What a pathetic picture this is! The starved woman—all the roundness and beauty of womanhood and motherhood brutally stamped out of her face and figure by the state of things brought about by the rule of the Hun; the child clinging to her mother with the terror and amazement which is the most piteous of all expressions that can come into and be graven upon the face of childhood. Both bear in their faces and forms the cruel marks of starvation and suffering.
And yet there are those abroad in the land who can talk and write of “saving Germany from too much humiliation.” Too much humiliation! For one, I say that if Germany can be dragged in the dust; if her rulers can be made to eat the bread of humiliation; if her bestial-minded military officials, who have deported women and girls from Belgium and France to God only knows where and to what end, can be brought to adequate punishment, then there is still some justice left in this warring world and some hope for poor, struggling, vexed, and fearful humanity. Unless Germany is conquered and humiliated, unless the wrongs of Belgium and the other devastated territories are avenged, we and the millions of our Allies will have suffered, fought, and died for the greatest cause the world has ever known—and in vain.
From the welter of battle, after the shouts of the fighting men have died away, must emerge a new basis of society and a set of new ideals in international conduct. And it is up to all of us to see to it that this comes about.
The Giant’s Task
“I SEE you can hold them up, but——”
The whole world sees that Germany can hold them up. Strength is concentrated first on one side, and then on the other, and at the time this cartoon was first published the little figure sitting up on the Western side watched, unmoved alike by German promises and German threats. It watched while the days of the Marne went by and proved that German efforts in the West would be confined to “holding up”—that the capture of Paris and of Calais were mere dreams that must pass unfulfilled. It watched the steady thrusting back of Russia, the apparent success in building an Eastern defense that could be held up indefinitely. Then it added its weight to the Western boulder, and the holding up process went on.
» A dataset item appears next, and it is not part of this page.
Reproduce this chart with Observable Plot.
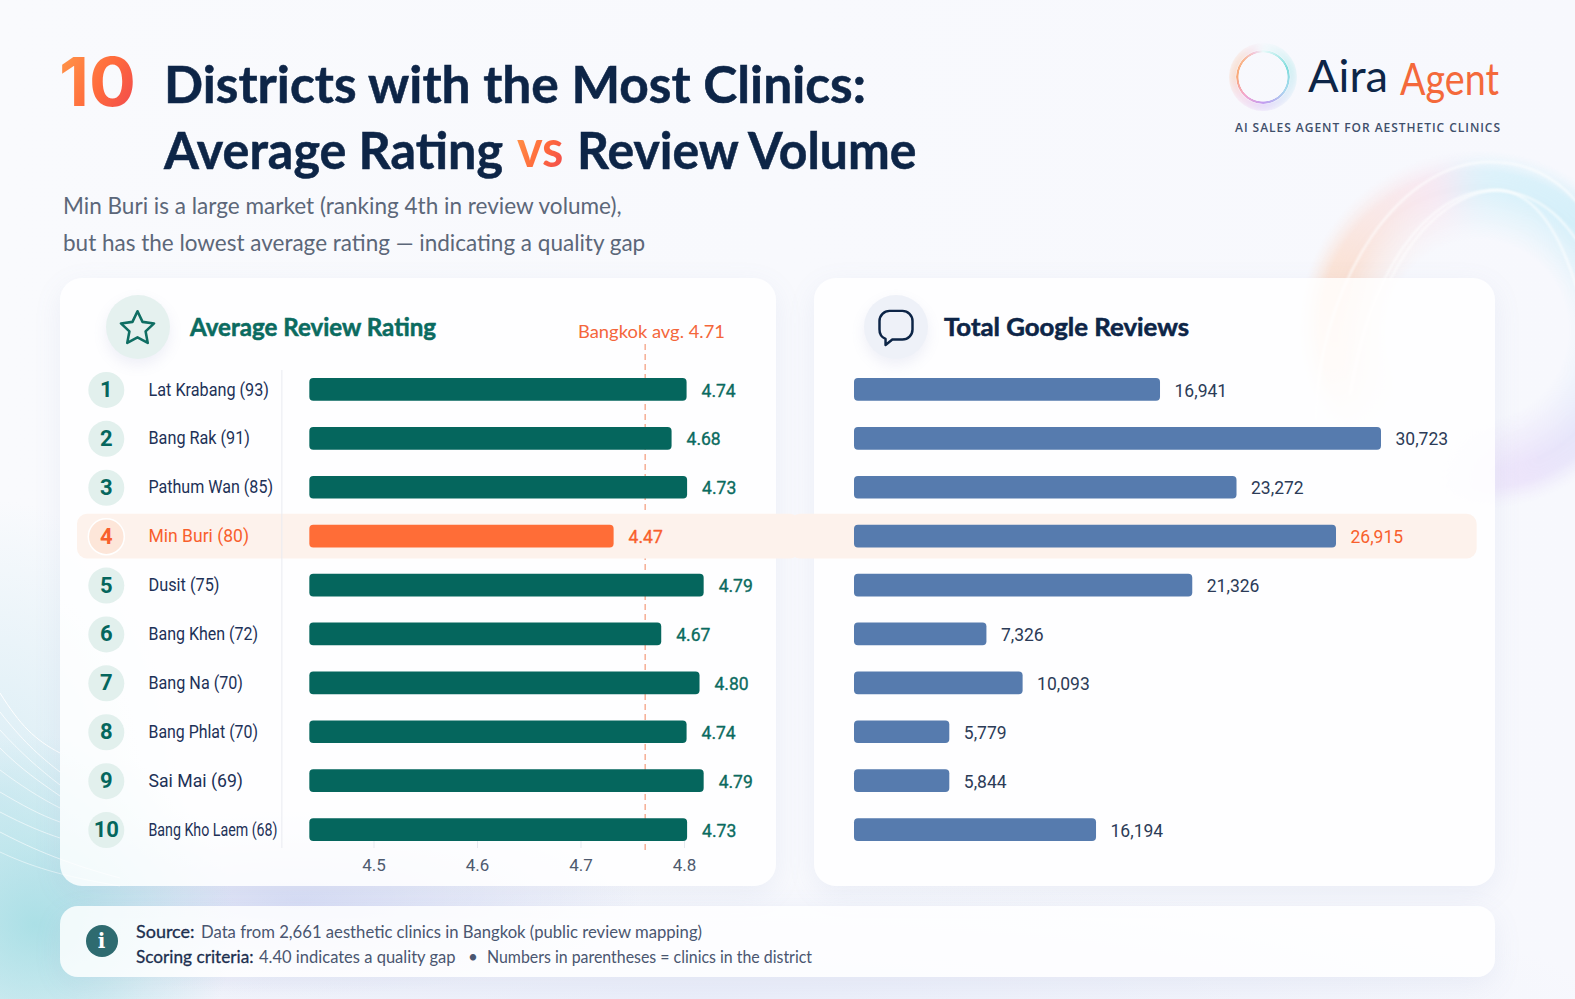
<!DOCTYPE html>
<html lang="en">
<head>
<meta charset="utf-8">
<title>10 Districts with the Most Clinics</title>
<script src="https://cdn.jsdelivr.net/npm/d3@7"></script>
<script src="https://cdn.jsdelivr.net/npm/@observablehq/plot@0.6"></script>
<style>
  html, body { margin: 0; padding: 0; }
  body { width: 1575px; height: 999px; overflow: hidden; position: relative; background: #f9fafd; font-family: Lato, "Noto Sans", sans-serif; }
  #bg { position: absolute; inset: 0; overflow: hidden;
    background:
      radial-gradient(200px 190px at 35px 925px, rgba(165,222,228,.9), rgba(165,222,228,0) 100%),
      radial-gradient(340px 95px at 300px 900px, rgba(205,212,243,.7), rgba(205,212,243,0) 100%),
      radial-gradient(190px 300px at 0px 800px, rgba(200,230,240,.65), rgba(200,230,240,0) 100%),
      radial-gradient(900px 120px at 700px 1000px, rgba(226,231,248,.6), rgba(226,231,248,0) 100%),
      linear-gradient(90deg, #f9fafd, #f7f8fd);
  }
  .ring { position: absolute; left: 1298px; top: 150px; width: 360px; height: 360px; border-radius: 50%;
    background: conic-gradient(from 0deg, #c2ecf8 0deg, #b0e6f6 50deg, #c2e8f7 100deg, #d6d4f8 135deg, #e2cff8 165deg, rgba(255,255,255,0) 195deg, rgba(255,255,255,0) 230deg, #ffd6bd 255deg, #ffc8a2 285deg, #fbd8d2 320deg, #f7d8ea 345deg, #c2ecf8 360deg);
    -webkit-mask: radial-gradient(closest-side, transparent 50%, #000 78%, #000 88%, transparent 100%);
    mask: radial-gradient(closest-side, transparent 50%, #000 78%, #000 88%, transparent 100%);
    filter: blur(14px); opacity: .5; }
  #bgsvg .soft { filter: blur(.8px); }
  .card { position: absolute; background: rgba(255,255,255,.82); border-radius: 22px; box-shadow: 0 8px 28px rgba(120,135,190,.10); }
  .t { position: absolute; white-space: pre; transform-origin: left center; line-height: 1; }
  .grad { background: linear-gradient(120deg, #ff9a4a 0%, #ff6a3c 55%, #ef4750 100%); -webkit-background-clip: text; background-clip: text; color: transparent; }
  .chart { position: absolute; top: 278px; height: 608px; }
  .chart svg { display: block; }
  .icon { position: absolute; border-radius: 50%; display: flex; align-items: center; justify-content: center; box-shadow: 0 6px 14px rgba(120,135,190,.12); }
  .strong { -webkit-text-stroke: .55px currentColor; }
  .semi { -webkit-text-stroke: .3px currentColor; }
  .logoring { position: absolute; left: 1236px; top: 50px; width: 54px; height: 54px; border-radius: 50%;
    background: conic-gradient(from 0deg, #eafafa 0deg, #7fdcdc 70deg, #a9d8ee 120deg, #c39cf0 180deg, #f2a8d0 225deg, #f9a877 270deg, #f9b68e 310deg, #f3c8dc 340deg, #eafafa 360deg);
    -webkit-mask: radial-gradient(closest-side, transparent 90%, #000 92%, #000 98%, transparent 100%);
    mask: radial-gradient(closest-side, transparent 90%, #000 92%, #000 98%, transparent 100%); }
  .logoglow { position: absolute; left: 1229px; top: 43px; width: 68px; height: 68px; border-radius: 50%; filter: blur(3px); opacity: .3;
    background: conic-gradient(from 0deg, #eafafa 0deg, #7fdcdc 70deg, #a9d8ee 120deg, #c39cf0 180deg, #f2a8d0 225deg, #f9a877 270deg, #f9b68e 310deg, #f3c8dc 340deg, #eafafa 360deg);
    -webkit-mask: radial-gradient(closest-side, transparent 74%, #000 82%, #000 100%);
    mask: radial-gradient(closest-side, transparent 74%, #000 82%, #000 100%); }
</style>
</head>
<body>
<div id="bg">
  <div class="ring"></div>
  <svg id="bgsvg" width="1575" height="999" style="position:absolute;left:0;top:0"></svg>
</div>

<div class="t grad" data-w="77" style="left:58.7px;top:81px;font-size:68px;font-weight:700;font-family:Inter">10</div>
<div class="t strong" data-w="702" style="left:164px;top:82.5px;font-size:52px;font-weight:700;color:#0d2547">Districts with the Most Clinics:</div>
<div class="t strong" data-w="339" style="left:164px;top:149px;font-size:52px;font-weight:700;color:#0d2547">Average Rating</div>
<div class="t grad" data-w="46.5" style="left:517px;top:149px;font-size:52px;font-weight:700;padding-bottom:4px">vs</div>
<div class="t strong" data-w="339.5" style="left:576.5px;top:149px;font-size:52px;font-weight:700;color:#0d2547">Review Volume</div>
<div class="t" data-w="558.6" style="left:62.8px;top:205px;font-size:24px;color:#5c6779">Min Buri is a large market (ranking 4th in review volume),</div>
<div class="t" data-w="582.2" style="left:62.8px;top:242px;font-size:24px;color:#5c6779">but has the lowest average rating — indicating a quality gap</div>

<div class="logoglow"></div><div class="logoring"></div>
<div class="t" data-w="80" style="left:1308px;top:75px;font-size:44px;font-weight:400;color:#0d2547">Aira</div>
<div class="t" data-w="99" style="left:1400px;top:78px;font-size:44px;font-weight:400;color:#f4693b">Agent</div>
<div class="t" data-w="266" style="left:1235px;top:127.5px;font-size:12px;font-weight:600;letter-spacing:.08em;color:#3f4f6b;font-family:'Open Sans'">AI SALES AGENT FOR AESTHETIC CLINICS</div>

<div class="card" style="left:60px;top:278px;width:716px;height:608px"></div>
<div class="card" style="left:814px;top:278px;width:681px;height:608px"></div>
<div class="card" style="left:60px;top:906px;width:1435px;height:71px;border-radius:18px"></div>

<div class="icon" style="left:105.5px;top:295px;width:64px;height:64px;background:#e5f1ef">
  <svg width="41" height="41" viewBox="0 0 24 24" fill="none" stroke="#0f6e63" stroke-width="1.5" stroke-linejoin="round"><path d="M12 2.5l2.95 6.2 6.75.9-4.95 4.7 1.25 6.7L12 17.8l-6 3.2 1.25-6.7L2.3 9.6l6.75-.9z"/></svg>
</div>
<div class="t strong" style="left:190px;top:325.5px;font-size:25px;font-weight:700;color:#0b6b60" data-w="246">Average Review Rating</div>
<div class="t" data-w="147" style="left:577.5px;top:330.5px;font-size:18px;font-weight:400;color:#f4663b">Bangkok avg. 4.71</div>

<div class="icon" style="left:863.5px;top:295px;width:64px;height:64px;background:#eef1f8">
  <svg width="44" height="44" viewBox="0 0 24 24" fill="none" stroke="#0d2547" stroke-width="1.35" stroke-linejoin="round"><path d="M8.5 3.2h7A5.5 5.5 0 0 1 21 8.7v4.6a5.5 5.5 0 0 1-5.5 5.5H10l-3.7 3v-3.3A5.5 5.5 0 0 1 3 13.3V8.7a5.5 5.5 0 0 1 5.5-5.5z"/></svg>
</div>
<div class="t strong" data-w="245" style="left:944px;top:326px;font-size:25px;font-weight:700;color:#0d2547">Total Google Reviews</div>

<div class="icon" style="left:85.5px;top:925px;width:32px;height:32px;background:#2e6b70;box-shadow:none;color:#fff;font:700 20px 'DejaVu Serif'">i</div>
<div class="t semi" data-w="58.5" style="left:135.5px;top:930.5px;font-size:17px;color:#1c2f4f">Source:</div>
<div class="t" data-w="501" style="left:200.5px;top:930.5px;font-size:17px;color:#4a5670">Data from 2,661 aesthetic clinics in Bangkok (public review mapping)</div>
<div class="t semi" data-w="117.5" style="left:135.5px;top:956px;font-size:17px;color:#1c2f4f">Scoring criteria:</div>
<div class="t" data-w="196.5" style="left:258.5px;top:956px;font-size:17px;color:#4a5670">4.40 indicates a quality gap</div>
<div class="t" style="left:468px;top:956px;font-size:17px;color:#4a5670;transform:translateY(-50%)">•</div>
<div class="t" data-w="325" style="left:487px;top:956px;font-size:17px;color:#4a5670">Numbers in parentheses = clinics in the district</div>

<div id="left" class="chart" style="left:60px;width:740px"></div>
<div id="right" class="chart" style="left:780px;width:715px"></div>

<script>
// ---------- chart values ----------
const districts = ["Lat Krabang","Bang Rak","Pathum Wan","Min Buri","Dusit","Bang Khen","Bang Na","Bang Phlat","Sai Mai","Bang Kho Laem"];
const clinics = [93,91,85,80,75,72,70,70,69,68];
const ratingLabels = ["4.74","4.68","4.73","4.47","4.79","4.67","4.80","4.74","4.79","4.73"];
// where each bar's end falls on the picture's own drawn axis
const ratingBarOnAxis = [4.8025,4.788,4.803,4.732,4.819,4.778,4.815,4.8025,4.819,4.803];
const reviewLabels = ["16,941","30,723","23,272","26,915","21,326","7,326","10,093","5,779","5,844","16,194"];
// the length of each bar as drawn in the picture, in review units
const reviewBarLength = [17840,30723,22300,28100,19720,7720,9830,5556,5556,14110];
const ratingTicks = [4.5,4.6,4.7,4.8];
const ratingBase = 4.438;
const avgOnAxis = 4.762;
const highlightDistrict = "Min Buri";

const teal = "#05665d", orange = "#ff6d37", orangeText = "#f8602c", blue = "#567bae", navy = "#1d3157", peach = "#fdf2ec";

const rows = districts.map((d, i) => ({
  district: d, rank: i + 1, clinics: clinics[i],
  label: `${d} (${clinics[i]})`,
  ratingText: ratingLabels[i], ratingEnd: ratingBarOnAxis[i],
  reviewText: reviewLabels[i], reviewLen: reviewBarLength[i],
  hi: d === highlightDistrict
}));
const hiRows = rows.filter(r => r.hi);

const yScale = {domain: districts, range: [87, 576], paddingInner: .535, paddingOuter: .2675, round: false};
const svgStyle = {background: "transparent", fontFamily: "Roboto, sans-serif", overflow: "visible", maxWidth: "none"};
const ratingColor = d => d.hi ? orangeText : "#0b6b60";

const left = Plot.plot({
  width: 740, height: 608,
  marginLeft: 0, marginRight: 0, marginTop: 92, marginBottom: 47,
  style: svgStyle,
  x: {domain: [4.5, 4.8], range: [313.5, 624], axis: null},
  y: {...yScale, axis: null},
  color: {type: "identity"},
  marks: [
    Plot.ruleX([avgOnAxis], {stroke: "#f4a183", strokeWidth: 1.3, strokeDasharray: "6,4", insetTop: -26, insetBottom: -13}),
    Plot.barX(hiRows, {y: "district", x1: () => 4.2135, x2: () => 4.912, fill: peach, rx: 10, insetTop: -11, insetBottom: -11}),
    Plot.ruleX([4.411], {stroke: "#e9ebf1", strokeWidth: 1, insetBottom: -9}),
    Plot.axisX(ratingTicks, {anchor: "bottom", label: null, tickSize: 9, tickPadding: 10, tickFormat: d => d.toFixed(1), fontSize: 17, stroke: "#e6e9ef", fill: "#4e5a6e", fontWeight: 400}),
    Plot.barX(rows, {y: "district", x1: () => ratingBase, x2: "ratingEnd", fill: d => d.hi ? orange : teal, rx: 4}),
    Plot.dot(rows, {y: "district", frameAnchor: "left", dx: 45.8, r: 18, fill: d => d.hi ? "#fde6d9" : "#e2f0ed", stroke: d => d.hi ? "#ffffff" : "none", strokeWidth: 1.5}),
    Plot.text(rows, {y: "district", frameAnchor: "left", dx: 45.8, text: d => String(d.rank), textAnchor: "middle", fontSize: 22, fontWeight: 700, fill: d => d.hi ? orangeText : teal}),
    Plot.text(rows, {y: "district", frameAnchor: "left", dx: 88, text: "label", textAnchor: "start", fontSize: 17.5, fill: d => d.hi ? orangeText : navy}),
    Plot.text(rows, {y: "district", x: "ratingEnd", dx: 14.5, dy: 1, text: "ratingText", textAnchor: "start", fontSize: 17.5, fontWeight: 400, fill: ratingColor, stroke: ratingColor, strokeWidth: .35})
  ]
});
document.getElementById("left").appendChild(left);

const right = Plot.plot({
  width: 715, height: 608,
  marginLeft: 0, marginRight: 0, marginTop: 92, marginBottom: 47,
  style: svgStyle,
  x: {domain: [0, 30723], range: [74, 601], axis: null},
  y: {...yScale, axis: null},
  color: {type: "identity"},
  marks: [
    Plot.barX(hiRows, {y: "district", x1: () => -3731, x2: () => 36300, fill: peach, rx: 10, insetTop: -11, insetBottom: -11}),
    Plot.barX(rows, {y: "district", x1: () => 0, x2: "reviewLen", fill: blue, rx: 4}),
    Plot.text(rows, {y: "district", x: "reviewLen", dx: 14, dy: 1, text: "reviewText", textAnchor: "start", fontSize: 17.5, fontWeight: d => d.hi ? 500 : 400, fill: d => d.hi ? orangeText : "#2c3b57"})
  ]
});
document.getElementById("right").appendChild(right);

// ---------- fit text to the reference's drawn widths ----------
document.querySelectorAll(".t[data-w]").forEach(el => {
  const k = +el.dataset.w / el.getBoundingClientRect().width;
  el.style.transform = `translateY(-50%) scaleX(${k})`;
});
const nameWidths = new Map([["Lat Krabang",120.5],["Bang Rak",101.5],["Pathum Wan",124.5],["Min Buri",100.5],["Dusit",71],["Bang Khen",109.5],["Bang Na",94.5],["Bang Phlat",109.5],["Sai Mai",94.5],["Bang Kho Laem",129]]);
left.querySelectorAll("text").forEach(el => {
  const name = el.textContent.replace(/ \(\d+\)$/, "");
  if (nameWidths.has(name) && el.textContent !== name) {
    el.setAttribute("textLength", nameWidths.get(name));
    el.setAttribute("lengthAdjust", "spacingAndGlyphs");
  }
});

// ---------- background decoration ----------
const ns = "http://www.w3.org/2000/svg";
const bg = document.getElementById("bgsvg");
const arc = (d, stroke, w, op, cls) => { const p = document.createElementNS(ns, "path"); p.setAttribute("d", d); p.setAttribute("fill", "none"); p.setAttribute("stroke", stroke); p.setAttribute("stroke-width", w); p.setAttribute("opacity", op); if (cls) p.setAttribute("class", cls); bg.appendChild(p); };
[["M0 693C20 725 35 740 60 753", 1],["M0 712C22 740 38 755 60 772", .8],["M0 730C20 752 38 768 60 785", .7],["M0 748C22 770 40 782 60 796", .7],["M0 770C20 785 40 798 60 808", .6],["M0 792C22 805 40 815 60 822", .6],["M0 812C25 825 42 832 60 838", .6],["M0 832C25 845 60 862 120 878", .6],["M0 852C30 866 60 876 120 886", .5]].forEach(([d, o]) => arc(d, "#ffffff", 1, o));
["M1316 420C1316 300 1390 162 1490 162C1545 162 1580 195 1600 240",
 "M1350 395C1370 270 1425 195 1490 190C1540 190 1570 220 1600 280",
 "M1390 280C1425 210 1470 190 1500 190C1550 195 1575 270 1590 340"].forEach(d => arc(d, "#ffffff", 2, .75, "soft"));
</script>
</body>
</html>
Neither boulder has yet fallen; the strong man is not yet exhausted, but the whole world knows what the end must be. Germany could not afford a mere defensive war—from the outset she knew that decision must be won in the first months, and that the alternative to this was defeat. This grim figure, bent on “holding up” the two main fronts, is typical of Germany to-day, a raging barbarian, wearying under the impossible task. For such a task there was needed not only physical strength, but spiritual strength, ideals as well as machinery, and soul as well as brain. By his methods of war this soulless barbarian has added to the weights that he must hold up; he has misinterpreted the meaning of civilization, misunderstood the aims common to humanity outside Germany. The weight that he must hold up and away is not merely that of Britain, Russia, France, and the rest of the Allies; it is the weight of all men who understand freedom rightly, steadily crushing freedom’s antithesis.